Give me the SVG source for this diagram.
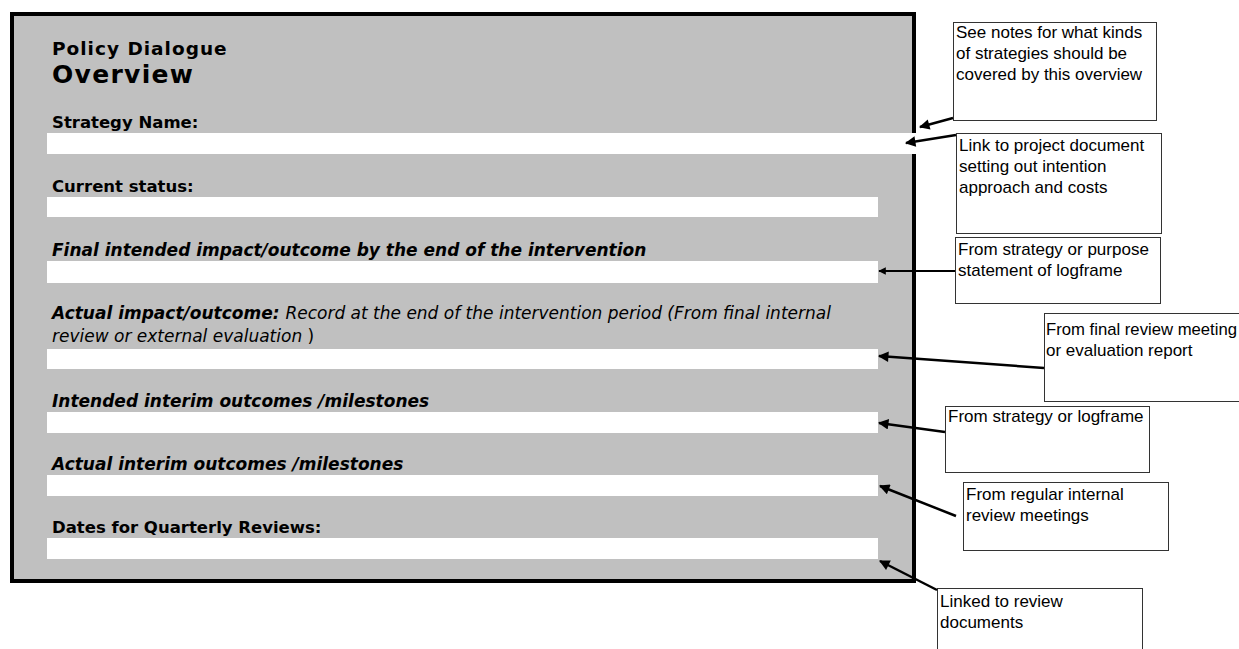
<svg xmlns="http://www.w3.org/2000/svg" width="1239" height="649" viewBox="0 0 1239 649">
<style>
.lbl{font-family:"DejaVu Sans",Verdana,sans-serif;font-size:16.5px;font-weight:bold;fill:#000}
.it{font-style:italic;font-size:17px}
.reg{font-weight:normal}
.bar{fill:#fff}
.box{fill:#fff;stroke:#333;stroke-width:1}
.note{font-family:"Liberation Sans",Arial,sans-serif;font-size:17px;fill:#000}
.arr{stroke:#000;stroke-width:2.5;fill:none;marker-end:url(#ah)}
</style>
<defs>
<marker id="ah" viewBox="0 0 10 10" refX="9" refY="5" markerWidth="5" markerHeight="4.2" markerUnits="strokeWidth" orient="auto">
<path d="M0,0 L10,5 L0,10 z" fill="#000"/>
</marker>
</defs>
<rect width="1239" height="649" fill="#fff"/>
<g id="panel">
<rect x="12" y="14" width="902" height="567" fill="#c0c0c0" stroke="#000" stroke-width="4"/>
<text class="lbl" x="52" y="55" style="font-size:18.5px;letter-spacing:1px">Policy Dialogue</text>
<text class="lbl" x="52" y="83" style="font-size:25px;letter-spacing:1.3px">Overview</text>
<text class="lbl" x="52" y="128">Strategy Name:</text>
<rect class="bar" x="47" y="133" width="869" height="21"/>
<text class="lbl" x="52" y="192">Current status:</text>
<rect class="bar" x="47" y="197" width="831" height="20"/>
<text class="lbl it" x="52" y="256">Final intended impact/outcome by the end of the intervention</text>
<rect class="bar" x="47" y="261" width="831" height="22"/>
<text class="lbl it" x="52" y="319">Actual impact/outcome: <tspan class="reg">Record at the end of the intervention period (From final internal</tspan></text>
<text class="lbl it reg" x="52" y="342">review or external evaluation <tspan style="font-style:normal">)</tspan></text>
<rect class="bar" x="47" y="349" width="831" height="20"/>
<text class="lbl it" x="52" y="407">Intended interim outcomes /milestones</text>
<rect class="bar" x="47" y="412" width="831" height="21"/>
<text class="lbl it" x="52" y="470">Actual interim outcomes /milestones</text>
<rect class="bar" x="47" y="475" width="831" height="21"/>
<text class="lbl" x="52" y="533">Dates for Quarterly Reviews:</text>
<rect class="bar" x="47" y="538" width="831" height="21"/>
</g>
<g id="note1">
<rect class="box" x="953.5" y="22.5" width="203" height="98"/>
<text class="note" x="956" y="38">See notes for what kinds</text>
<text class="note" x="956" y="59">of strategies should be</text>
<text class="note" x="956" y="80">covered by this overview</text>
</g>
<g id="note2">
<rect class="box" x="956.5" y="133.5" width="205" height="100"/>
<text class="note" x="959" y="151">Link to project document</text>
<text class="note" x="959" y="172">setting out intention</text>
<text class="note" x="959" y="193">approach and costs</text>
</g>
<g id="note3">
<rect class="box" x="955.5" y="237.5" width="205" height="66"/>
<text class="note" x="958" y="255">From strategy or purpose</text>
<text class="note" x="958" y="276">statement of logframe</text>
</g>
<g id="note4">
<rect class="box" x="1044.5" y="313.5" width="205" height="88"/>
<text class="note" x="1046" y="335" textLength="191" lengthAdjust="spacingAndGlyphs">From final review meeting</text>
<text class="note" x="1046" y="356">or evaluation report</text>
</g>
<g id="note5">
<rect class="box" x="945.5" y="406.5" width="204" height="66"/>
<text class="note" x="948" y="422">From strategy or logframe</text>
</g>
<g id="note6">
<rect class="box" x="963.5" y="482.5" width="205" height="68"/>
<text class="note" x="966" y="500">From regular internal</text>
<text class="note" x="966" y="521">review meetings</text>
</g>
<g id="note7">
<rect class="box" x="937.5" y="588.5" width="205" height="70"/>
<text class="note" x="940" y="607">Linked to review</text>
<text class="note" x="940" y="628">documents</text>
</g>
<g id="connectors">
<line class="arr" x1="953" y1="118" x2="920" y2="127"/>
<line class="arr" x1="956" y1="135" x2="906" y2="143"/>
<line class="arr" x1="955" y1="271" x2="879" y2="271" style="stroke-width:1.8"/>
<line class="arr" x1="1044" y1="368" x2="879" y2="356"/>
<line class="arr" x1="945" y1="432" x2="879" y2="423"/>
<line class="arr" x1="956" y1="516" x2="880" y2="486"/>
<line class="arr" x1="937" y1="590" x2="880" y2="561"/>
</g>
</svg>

GIVEN TASK: Every line is to be duplicated exactly, though pictures stay out.

RESULT OF THE TASK:
Give me the SVG source for this diagram.
<svg xmlns="http://www.w3.org/2000/svg" width="1239" height="649" viewBox="0 0 1239 649">
<style>
.lbl{font-family:"DejaVu Sans",Verdana,sans-serif;font-size:16.5px;font-weight:bold;fill:#000}
.it{font-style:italic;font-size:17px}
.reg{font-weight:normal}
.bar{fill:#fff}
.box{fill:#fff;stroke:#333;stroke-width:1}
.note{font-family:"Liberation Sans",Arial,sans-serif;font-size:17px;fill:#000}
.arr{stroke:#000;stroke-width:2.5;fill:none;marker-end:url(#ah)}
</style>
<defs>
<marker id="ah" viewBox="0 0 10 10" refX="9" refY="5" markerWidth="5" markerHeight="4.2" markerUnits="strokeWidth" orient="auto">
<path d="M0,0 L10,5 L0,10 z" fill="#000"/>
</marker>
</defs>
<rect width="1239" height="649" fill="#fff"/>
<g id="panel">
<rect x="12" y="14" width="902" height="567" fill="#c0c0c0" stroke="#000" stroke-width="4"/>
<text class="lbl" x="52" y="55" style="font-size:18.5px;letter-spacing:1px">Policy Dialogue</text>
<text class="lbl" x="52" y="83" style="font-size:25px;letter-spacing:1.3px">Overview</text>
<text class="lbl" x="52" y="128">Strategy Name:</text>
<rect class="bar" x="47" y="133" width="869" height="21"/>
<text class="lbl" x="52" y="192">Current status:</text>
<rect class="bar" x="47" y="197" width="831" height="20"/>
<text class="lbl it" x="52" y="256">Final intended impact/outcome by the end of the intervention</text>
<rect class="bar" x="47" y="261" width="831" height="22"/>
<text class="lbl it" x="52" y="319">Actual impact/outcome: <tspan class="reg">Record at the end of the intervention period (From final internal</tspan></text>
<text class="lbl it reg" x="52" y="342">review or external evaluation <tspan style="font-style:normal">)</tspan></text>
<rect class="bar" x="47" y="349" width="831" height="20"/>
<text class="lbl it" x="52" y="407">Intended interim outcomes /milestones</text>
<rect class="bar" x="47" y="412" width="831" height="21"/>
<text class="lbl it" x="52" y="470">Actual interim outcomes /milestones</text>
<rect class="bar" x="47" y="475" width="831" height="21"/>
<text class="lbl" x="52" y="533">Dates for Quarterly Reviews:</text>
<rect class="bar" x="47" y="538" width="831" height="21"/>
</g>
<g id="note1">
<rect class="box" x="953.5" y="22.5" width="203" height="98"/>
<text class="note" x="956" y="38">See notes for what kinds</text>
<text class="note" x="956" y="59">of strategies should be</text>
<text class="note" x="956" y="80">covered by this overview</text>
</g>
<g id="note2">
<rect class="box" x="956.5" y="133.5" width="205" height="100"/>
<text class="note" x="959" y="151">Link to project document</text>
<text class="note" x="959" y="172">setting out intention</text>
<text class="note" x="959" y="193">approach and costs</text>
</g>
<g id="note3">
<rect class="box" x="955.5" y="237.5" width="205" height="66"/>
<text class="note" x="958" y="255">From strategy or purpose</text>
<text class="note" x="958" y="276">statement of logframe</text>
</g>
<g id="note4">
<rect class="box" x="1044.5" y="313.5" width="205" height="88"/>
<text class="note" x="1046" y="335" textLength="191" lengthAdjust="spacingAndGlyphs">From final review meeting</text>
<text class="note" x="1046" y="356">or evaluation report</text>
</g>
<g id="note5">
<rect class="box" x="945.5" y="406.5" width="204" height="66"/>
<text class="note" x="948" y="422">From strategy or logframe</text>
</g>
<g id="note6">
<rect class="box" x="963.5" y="482.5" width="205" height="68"/>
<text class="note" x="966" y="500">From regular internal</text>
<text class="note" x="966" y="521">review meetings</text>
</g>
<g id="note7">
<rect class="box" x="937.5" y="588.5" width="205" height="70"/>
<text class="note" x="940" y="607">Linked to review</text>
<text class="note" x="940" y="628">documents</text>
</g>
<g id="connectors">
<line class="arr" x1="953" y1="118" x2="920" y2="127"/>
<line class="arr" x1="956" y1="135" x2="906" y2="143"/>
<line class="arr" x1="955" y1="271" x2="879" y2="271" style="stroke-width:1.8"/>
<line class="arr" x1="1044" y1="368" x2="879" y2="356"/>
<line class="arr" x1="945" y1="432" x2="879" y2="423"/>
<line class="arr" x1="956" y1="516" x2="880" y2="486"/>
<line class="arr" x1="937" y1="590" x2="880" y2="561"/>
</g>
</svg>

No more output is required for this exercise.